Experts told Scientific American that Montana’s emissions are significant given its population size, emitting in 2019 “about 32 million tons of carbon dioxide.” That’s “about as much as Ireland, which has a population six times larger,” Scientific American reported. Young people suing alleged that Montana had “never denied a permit for a fossil fuel project,” the Post reported.

Because of this powerful youth testimony, the court ruled that the state’s energy policy’s limitation on environmental impact reviews was unconstitutional.

“Montana’s greenhouse gas emissions and climate change have been proven to be a substantial factor in causing climate impacts to Montana’s environment and harm and injury to the youth plaintiffs,” Seeley wrote.

As a result of the order, any Montana statutes prohibiting climate impact analysis and remedies are now invalid and permanently enjoined.

“This is a monumental decision,” Phil Gregory, the plaintiffs’ attorney, told the Post. Another attorney for plaintiffs and executive director of Our Children’s Trust, Julia Olson, told AP that the ruling was a “huge win for Montana, for youth, for democracy, and for our climate.”

Montana is expected to appeal the ruling, according to Emily Flower, a spokesperson for the state’s Attorney General Austin Knudsen, who called the ruling “absurd.”
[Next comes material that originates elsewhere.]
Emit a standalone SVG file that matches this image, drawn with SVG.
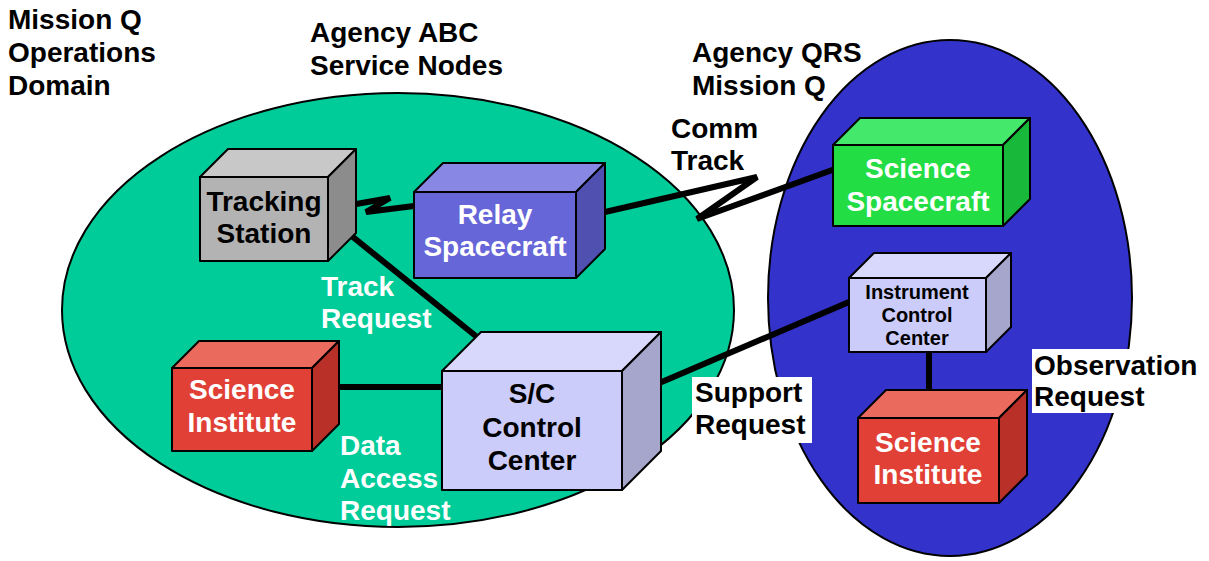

“Montanans can’t be blamed for changing the climate—even the plaintiffs’ expert witnesses agreed that our state has no impact on the global climate,” Flower said. “Their same legal theory has been thrown out of federal court and courts in more than a dozen states. It should have been here as well, but they found an ideological judge who bent over backward to allow the case to move forward and earn herself a spot in their next documentary.”

Youth plaintiffs did not ask for any damages beyond their attorneys’ fees and costs, which were awarded by the court. To young people suing, winning is seemingly just about pushing the state to embrace climate science and mitigate known harms moving forward.

“As fires rage in the West, fueled by fossil fuel pollution, today’s ruling in Montana is a game-changer that marks a turning point in this generation’s efforts to save the planet from the devastating effects of human-caused climate chaos,” Olson told AP.